* **What to do**
Beginning with the first line, set down every line through the one containing "const endPat1 = 48.85;", exactly as it appears, but not the pictures.

======== Source material

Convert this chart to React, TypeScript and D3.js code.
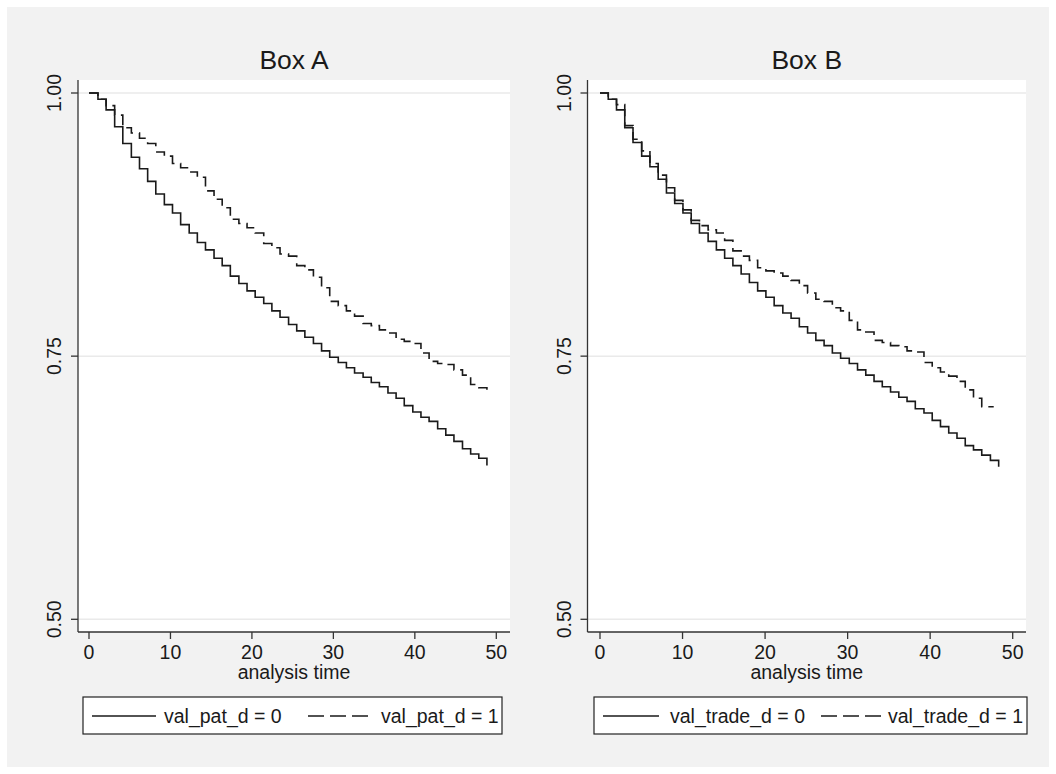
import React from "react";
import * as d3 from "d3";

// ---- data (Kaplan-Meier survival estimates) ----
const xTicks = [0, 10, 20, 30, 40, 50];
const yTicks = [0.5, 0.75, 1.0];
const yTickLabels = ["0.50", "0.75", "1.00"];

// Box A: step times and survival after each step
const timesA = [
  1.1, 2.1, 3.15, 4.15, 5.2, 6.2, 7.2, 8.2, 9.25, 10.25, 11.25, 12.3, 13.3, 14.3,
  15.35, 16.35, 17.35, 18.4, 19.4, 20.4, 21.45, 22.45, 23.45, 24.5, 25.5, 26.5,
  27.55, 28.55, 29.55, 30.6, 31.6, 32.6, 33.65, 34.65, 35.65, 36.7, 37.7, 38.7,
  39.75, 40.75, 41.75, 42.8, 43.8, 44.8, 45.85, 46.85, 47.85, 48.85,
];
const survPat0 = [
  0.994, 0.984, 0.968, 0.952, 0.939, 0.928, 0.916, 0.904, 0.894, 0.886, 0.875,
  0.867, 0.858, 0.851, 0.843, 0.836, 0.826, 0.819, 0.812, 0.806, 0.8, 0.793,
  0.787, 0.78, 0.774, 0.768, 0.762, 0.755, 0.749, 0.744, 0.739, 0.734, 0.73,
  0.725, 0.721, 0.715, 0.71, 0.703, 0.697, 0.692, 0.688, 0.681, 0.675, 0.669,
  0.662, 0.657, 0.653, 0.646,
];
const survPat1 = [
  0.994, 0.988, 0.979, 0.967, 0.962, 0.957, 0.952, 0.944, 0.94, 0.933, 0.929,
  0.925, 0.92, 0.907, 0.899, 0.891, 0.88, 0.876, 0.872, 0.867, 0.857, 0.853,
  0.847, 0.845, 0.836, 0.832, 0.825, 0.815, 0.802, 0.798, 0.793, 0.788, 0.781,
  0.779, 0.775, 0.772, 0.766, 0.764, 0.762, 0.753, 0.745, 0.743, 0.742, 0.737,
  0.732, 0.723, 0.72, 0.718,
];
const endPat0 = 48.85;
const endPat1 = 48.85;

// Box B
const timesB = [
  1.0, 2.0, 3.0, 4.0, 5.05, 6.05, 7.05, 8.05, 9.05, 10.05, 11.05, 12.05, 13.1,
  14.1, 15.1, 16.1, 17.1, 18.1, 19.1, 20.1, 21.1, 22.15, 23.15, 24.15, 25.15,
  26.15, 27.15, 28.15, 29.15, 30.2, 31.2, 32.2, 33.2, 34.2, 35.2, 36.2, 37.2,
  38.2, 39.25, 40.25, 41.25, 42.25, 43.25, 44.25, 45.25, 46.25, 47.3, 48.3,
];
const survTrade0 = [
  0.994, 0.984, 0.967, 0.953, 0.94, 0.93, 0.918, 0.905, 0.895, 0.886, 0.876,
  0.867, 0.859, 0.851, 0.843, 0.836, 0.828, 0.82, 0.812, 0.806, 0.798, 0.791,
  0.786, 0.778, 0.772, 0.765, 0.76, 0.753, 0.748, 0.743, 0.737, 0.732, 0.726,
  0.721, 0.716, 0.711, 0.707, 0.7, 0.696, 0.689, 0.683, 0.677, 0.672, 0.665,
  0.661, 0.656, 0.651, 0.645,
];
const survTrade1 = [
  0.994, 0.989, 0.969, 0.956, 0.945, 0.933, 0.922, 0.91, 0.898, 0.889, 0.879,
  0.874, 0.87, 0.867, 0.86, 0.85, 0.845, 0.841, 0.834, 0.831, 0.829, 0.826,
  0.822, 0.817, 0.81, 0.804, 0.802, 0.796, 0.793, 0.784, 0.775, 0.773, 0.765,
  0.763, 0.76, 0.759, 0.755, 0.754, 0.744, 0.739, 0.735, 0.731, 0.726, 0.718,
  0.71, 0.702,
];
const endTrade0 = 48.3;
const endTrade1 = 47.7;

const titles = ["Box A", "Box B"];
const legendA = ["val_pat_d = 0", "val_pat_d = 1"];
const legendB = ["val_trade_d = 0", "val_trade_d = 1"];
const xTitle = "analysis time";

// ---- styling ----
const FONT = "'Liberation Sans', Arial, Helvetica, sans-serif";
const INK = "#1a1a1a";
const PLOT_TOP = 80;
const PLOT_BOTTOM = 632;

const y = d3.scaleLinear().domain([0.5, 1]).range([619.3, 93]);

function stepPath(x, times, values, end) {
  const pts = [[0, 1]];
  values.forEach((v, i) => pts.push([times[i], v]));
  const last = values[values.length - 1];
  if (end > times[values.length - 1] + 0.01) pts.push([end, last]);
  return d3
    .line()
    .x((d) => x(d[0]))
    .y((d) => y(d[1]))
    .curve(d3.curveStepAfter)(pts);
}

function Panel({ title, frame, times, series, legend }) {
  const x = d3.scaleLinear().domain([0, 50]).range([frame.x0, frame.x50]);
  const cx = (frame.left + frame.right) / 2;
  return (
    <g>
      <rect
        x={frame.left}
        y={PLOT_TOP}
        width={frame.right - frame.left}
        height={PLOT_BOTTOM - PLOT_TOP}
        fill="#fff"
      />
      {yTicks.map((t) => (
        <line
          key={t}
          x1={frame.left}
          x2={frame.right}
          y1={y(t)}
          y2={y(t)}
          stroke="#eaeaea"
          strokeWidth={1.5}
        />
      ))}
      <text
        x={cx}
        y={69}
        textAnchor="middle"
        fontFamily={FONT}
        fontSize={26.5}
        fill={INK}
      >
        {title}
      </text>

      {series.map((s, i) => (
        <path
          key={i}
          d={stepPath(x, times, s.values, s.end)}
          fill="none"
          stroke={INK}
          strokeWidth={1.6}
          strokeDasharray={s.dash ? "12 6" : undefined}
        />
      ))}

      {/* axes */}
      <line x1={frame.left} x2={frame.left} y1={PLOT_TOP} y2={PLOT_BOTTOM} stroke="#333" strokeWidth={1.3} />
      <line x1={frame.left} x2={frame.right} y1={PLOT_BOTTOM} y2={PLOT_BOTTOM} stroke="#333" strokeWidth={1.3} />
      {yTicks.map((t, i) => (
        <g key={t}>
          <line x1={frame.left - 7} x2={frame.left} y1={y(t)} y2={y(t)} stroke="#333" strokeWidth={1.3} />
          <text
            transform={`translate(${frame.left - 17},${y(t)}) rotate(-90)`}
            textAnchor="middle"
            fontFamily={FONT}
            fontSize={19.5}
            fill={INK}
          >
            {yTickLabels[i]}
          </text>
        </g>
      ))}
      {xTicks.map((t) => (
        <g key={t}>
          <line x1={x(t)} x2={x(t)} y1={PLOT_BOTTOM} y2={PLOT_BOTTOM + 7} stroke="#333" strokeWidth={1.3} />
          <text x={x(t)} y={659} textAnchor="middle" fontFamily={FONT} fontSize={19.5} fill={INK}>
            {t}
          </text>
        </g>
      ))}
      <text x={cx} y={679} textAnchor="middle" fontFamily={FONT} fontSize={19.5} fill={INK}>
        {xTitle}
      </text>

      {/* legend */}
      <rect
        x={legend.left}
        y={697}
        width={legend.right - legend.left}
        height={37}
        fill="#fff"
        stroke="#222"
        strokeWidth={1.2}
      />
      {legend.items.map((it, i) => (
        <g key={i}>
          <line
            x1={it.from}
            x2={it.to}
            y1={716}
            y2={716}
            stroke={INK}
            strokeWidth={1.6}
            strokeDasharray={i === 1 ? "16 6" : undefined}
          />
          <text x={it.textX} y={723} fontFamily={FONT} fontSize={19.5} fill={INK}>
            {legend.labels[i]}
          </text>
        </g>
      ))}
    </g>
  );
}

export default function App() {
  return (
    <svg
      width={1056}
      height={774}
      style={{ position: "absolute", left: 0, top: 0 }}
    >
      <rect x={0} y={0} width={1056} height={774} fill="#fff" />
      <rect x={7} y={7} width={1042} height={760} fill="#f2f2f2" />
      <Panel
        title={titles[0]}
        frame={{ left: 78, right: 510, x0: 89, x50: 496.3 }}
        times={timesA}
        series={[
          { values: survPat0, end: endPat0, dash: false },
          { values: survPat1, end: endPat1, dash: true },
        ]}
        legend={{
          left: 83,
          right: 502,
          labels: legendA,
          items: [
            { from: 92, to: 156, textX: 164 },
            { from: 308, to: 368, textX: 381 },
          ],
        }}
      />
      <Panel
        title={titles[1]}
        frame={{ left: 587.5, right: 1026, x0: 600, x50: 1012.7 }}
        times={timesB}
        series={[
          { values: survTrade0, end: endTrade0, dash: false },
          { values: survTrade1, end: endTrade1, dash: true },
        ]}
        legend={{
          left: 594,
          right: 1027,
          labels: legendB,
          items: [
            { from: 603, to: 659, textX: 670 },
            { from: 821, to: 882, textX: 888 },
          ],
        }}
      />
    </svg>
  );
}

================

* **Task response**
Convert this chart to React, TypeScript and D3.js code.
import React from "react";
import * as d3 from "d3";

// ---- data (Kaplan-Meier survival estimates) ----
const xTicks = [0, 10, 20, 30, 40, 50];
const yTicks = [0.5, 0.75, 1.0];
const yTickLabels = ["0.50", "0.75", "1.00"];

// Box A: step times and survival after each step
const timesA = [
  1.1, 2.1, 3.15, 4.15, 5.2, 6.2, 7.2, 8.2, 9.25, 10.25, 11.25, 12.3, 13.3, 14.3,
  15.35, 16.35, 17.35, 18.4, 19.4, 20.4, 21.45, 22.45, 23.45, 24.5, 25.5, 26.5,
  27.55, 28.55, 29.55, 30.6, 31.6, 32.6, 33.65, 34.65, 35.65, 36.7, 37.7, 38.7,
  39.75, 40.75, 41.75, 42.8, 43.8, 44.8, 45.85, 46.85, 47.85, 48.85,
];
const survPat0 = [
  0.994, 0.984, 0.968, 0.952, 0.939, 0.928, 0.916, 0.904, 0.894, 0.886, 0.875,
  0.867, 0.858, 0.851, 0.843, 0.836, 0.826, 0.819, 0.812, 0.806, 0.8, 0.793,
  0.787, 0.78, 0.774, 0.768, 0.762, 0.755, 0.749, 0.744, 0.739, 0.734, 0.73,
  0.725, 0.721, 0.715, 0.71, 0.703, 0.697, 0.692, 0.688, 0.681, 0.675, 0.669,
  0.662, 0.657, 0.653, 0.646,
];
const survPat1 = [
  0.994, 0.988, 0.979, 0.967, 0.962, 0.957, 0.952, 0.944, 0.94, 0.933, 0.929,
  0.925, 0.92, 0.907, 0.899, 0.891, 0.88, 0.876, 0.872, 0.867, 0.857, 0.853,
  0.847, 0.845, 0.836, 0.832, 0.825, 0.815, 0.802, 0.798, 0.793, 0.788, 0.781,
  0.779, 0.775, 0.772, 0.766, 0.764, 0.762, 0.753, 0.745, 0.743, 0.742, 0.737,
  0.732, 0.723, 0.72, 0.718,
];
const endPat0 = 48.85;
const endPat1 = 48.85;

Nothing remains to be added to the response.